Although proximity queries are useful, the fact that they require all terms to be
present can make them overly strict. It’s the same issue that we discussed in
[match-precision] in [full-text-search]: if six out of seven terms match,
a document is probably relevant enough to be worth showing to the user, but
the match_phrase
query would exclude it.
Instead of using proximity matching as an absolute requirement, we can use it as a signal—as one of potentially many queries, each of which contributes to the overall score for each document (see [most-fields]).
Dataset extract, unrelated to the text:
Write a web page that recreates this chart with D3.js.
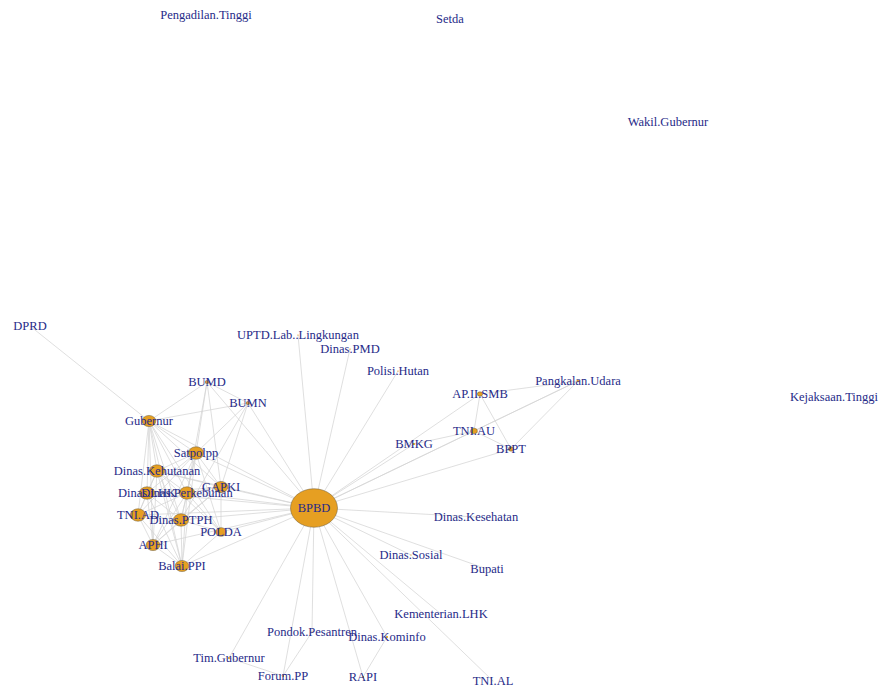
<!DOCTYPE html>
<html>
<head>
<meta charset="utf-8">
<script src="https://cdn.jsdelivr.net/npm/d3@7"></script>
<style>
  body { margin: 0; background: #fff; }
  svg { display: block; }
</style>
</head>
<body>
<div id="net"></div>
<script>
    // node names, layout coordinates and vertex size
    const nodeNames = ['Pengadilan.Tinggi','Setda','Wakil.Gubernur','Kejaksaan.Tinggi','DPRD',
      'UPTD.Lab..Lingkungan','Dinas.PMD','Polisi.Hutan','BUMD','BUMN','AP.II.SMB','Pangkalan.Udara',
      'Gubernur','TNI.AU','BMKG','BPPT','Satpolpp','Dinas.Kehutanan','GAPKI','Dinas.LHK',
      'Dinas.Perkebunan','BPBD','TNI.AD','Dinas.PTPH','POLDA','Dinas.Kesehatan','APHI','Dinas.Sosial',
      'Balai.PPI','Bupati','Kementerian.LHK','Pondok.Pesantren','Dinas.Kominfo','Tim.Gubernur',
      'Forum.PP','RAPI','TNI.AL'];
    const layoutX = [206,450,668,834,30, 298,350,398,207,248,480,578, 149,474,414,511,196,157,221,147,
      187,314,138,181,221,476,153,411, 182,487,441,312,387,229, 283,363,493];
    const layoutY = [15,19,122,397,326, 335,349,371,382,403,394,381, 421,431,444,449,453,471,487,493,
      493,508,515,520,532,517,545,555, 566,569,614,632,637,658, 676,677,681];
    const nodeSize = [0,0,0,0,0.5, 1,1,1,2.5,2.5,3.5,2, 9,4.5,1.5,3.5,10,10,9,10,
      10,31,10,10,7,0.5,9,1, 9,0.5,0.5,1,1.5,1.5, 1.5,1.5,0.5];

    const hubEdges = ['UPTD.Lab..Lingkungan','Dinas.PMD','Polisi.Hutan','BMKG','AP.II.SMB','TNI.AU','BPPT',
      'Pangkalan.Udara','Dinas.Kesehatan','Dinas.Sosial','Bupati','Kementerian.LHK','TNI.AL','Dinas.Kominfo',
      'RAPI','Pondok.Pesantren','Forum.PP','Tim.Gubernur','BUMD','BUMN','Gubernur','Satpolpp',
      'Dinas.Kehutanan','Dinas.LHK','Dinas.Perkebunan','GAPKI','TNI.AD','Dinas.PTPH','POLDA','APHI','Balai.PPI'];
    const otherEdges = [
      ['DPRD','Gubernur'],['Gubernur','BUMD'],['Gubernur','BUMN'],['Gubernur','Satpolpp'],
      ['Gubernur','Dinas.Kehutanan'],['Gubernur','Dinas.LHK'],['Gubernur','Dinas.Perkebunan'],
      ['Gubernur','GAPKI'],['Gubernur','TNI.AD'],['Gubernur','Dinas.PTPH'],['Gubernur','APHI'],
      ['Gubernur','Balai.PPI'],['Gubernur','POLDA'],
      ['BUMD','Satpolpp'],['BUMD','GAPKI'],['BUMD','Dinas.Perkebunan'],['BUMD','BUMN'],
      ['BUMN','Satpolpp'],['BUMN','GAPKI'],['BUMN','Dinas.PTPH'],
      ['Satpolpp','Dinas.Kehutanan'],['Satpolpp','Dinas.LHK'],['Satpolpp','Dinas.Perkebunan'],
      ['Satpolpp','GAPKI'],['Satpolpp','TNI.AD'],['Satpolpp','Dinas.PTPH'],['Satpolpp','POLDA'],
      ['Satpolpp','APHI'],['Satpolpp','Balai.PPI'],
      ['Dinas.Kehutanan','Dinas.LHK'],['Dinas.Kehutanan','Dinas.Perkebunan'],['Dinas.Kehutanan','GAPKI'],
      ['Dinas.Kehutanan','TNI.AD'],['Dinas.Kehutanan','Dinas.PTPH'],['Dinas.Kehutanan','APHI'],
      ['Dinas.Kehutanan','Balai.PPI'],['Dinas.Kehutanan','POLDA'],
      ['Dinas.LHK','Dinas.Perkebunan'],['Dinas.LHK','TNI.AD'],['Dinas.LHK','Dinas.PTPH'],
      ['Dinas.LHK','APHI'],['Dinas.LHK','Balai.PPI'],['Dinas.LHK','GAPKI'],
      ['Dinas.Perkebunan','GAPKI'],['Dinas.Perkebunan','TNI.AD'],['Dinas.Perkebunan','Dinas.PTPH'],
      ['Dinas.Perkebunan','APHI'],['Dinas.Perkebunan','Balai.PPI'],['Dinas.Perkebunan','POLDA'],
      ['GAPKI','Dinas.PTPH'],['GAPKI','POLDA'],['GAPKI','APHI'],
      ['TNI.AD','Dinas.PTPH'],['TNI.AD','APHI'],['TNI.AD','Balai.PPI'],
      ['Dinas.PTPH','APHI'],['Dinas.PTPH','Balai.PPI'],['Dinas.PTPH','POLDA'],
      ['APHI','Balai.PPI'],['POLDA','Balai.PPI'],
      ['AP.II.SMB','TNI.AU'],['AP.II.SMB','BPPT'],['AP.II.SMB','Pangkalan.Udara'],
      ['TNI.AU','BPPT'],['TNI.AU','Pangkalan.Udara'],['BPPT','Pangkalan.Udara'],['BMKG','TNI.AU'],
      ['Tim.Gubernur','Forum.PP'],['Pondok.Pesantren','Forum.PP'],['Dinas.Kominfo','RAPI']
    ];

    const width = 885, height = 689;

    const nodes = nodeNames.map((n, i) => ({ name: n, lx: layoutX[i], ly: layoutY[i], size: nodeSize[i] }));
    const byName = new Map(nodes.map(d => [d.name, d]));
    const links = hubEdges.map(t => ({ source: byName.get('BPBD'), target: byName.get(t) }))
      .concat(otherEdges.map(e => ({ source: byName.get(e[0]), target: byName.get(e[1]) })));

    const x = d3.scaleLinear().domain(d3.extent(layoutX)).range([30, 834]);
    const y = d3.scaleLinear().domain(d3.extent(layoutY)).range([15, 681]);
    const r = d3.scaleLinear().domain([0, 31]).range([0, 23.5]);

    const svg = d3.select('#net').append('svg')
      .attr('width', width)
      .attr('height', height);

    svg.append('g').selectAll('line')
      .data(links)
      .join('line')
      .attr('x1', d => x(d.source.lx))
      .attr('y1', d => y(d.source.ly))
      .attr('x2', d => x(d.target.lx))
      .attr('y2', d => y(d.target.ly))
      .attr('stroke', '#d4d4d4')
      .attr('stroke-width', 0.75);

    svg.append('g').selectAll('ellipse')
      .data(nodes.filter(d => d.size > 0))
      .join('ellipse')
      .attr('cx', d => x(d.lx))
      .attr('cy', d => y(d.ly))
      .attr('rx', d => r(d.size))
      .attr('ry', d => r(d.size) * 0.82)
      .attr('fill', '#e69f22')
      .attr('stroke', '#6b5a3a')
      .attr('stroke-width', d => d.size > 2 ? 0.5 : 0);

    svg.append('g').selectAll('text')
      .data(nodes)
      .join('text')
      .attr('x', d => x(d.lx))
      .attr('y', d => y(d.ly))
      .attr('dy', '0.33em')
      .attr('text-anchor', 'middle')
      .style('font-family', '"Liberation Serif", "DejaVu Serif", serif')
      .style('font-size', '12.5px')
      .style('fill', '#262a88')
      .text(d => d.name);
</script>
</body>
</html>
The fact that we want to add together the scores from multiple queries implies
that we should combine them by using the bool
query.
We can use a simple match
query as a must
clause. This is the query that
will determine which documents are included in our result set. We can trim
the long tail with the minimum_should_match
parameter. Then we can add other,
more specific queries as should
clauses. Every one that matches will
increase the relevance of the matching docs.
GET /my_index/my_type/_search
{
"query": {
"bool": {
"must": {
"match": { (1)
"title": {
"query": "quick brown fox",
"minimum_should_match": "30%"
}
}
},
"should": {
"match_phrase": { (2)
"title": {
"query": "quick brown fox",
"slop": 50
}
}
}
}
}
}
-
The
must
clause includes or excludes documents from the result set. -
The
should
clause increases the relevance score of those documents that match.
We could, of course, include other queries in the should
clause, where each
query targets a specific aspect of relevance.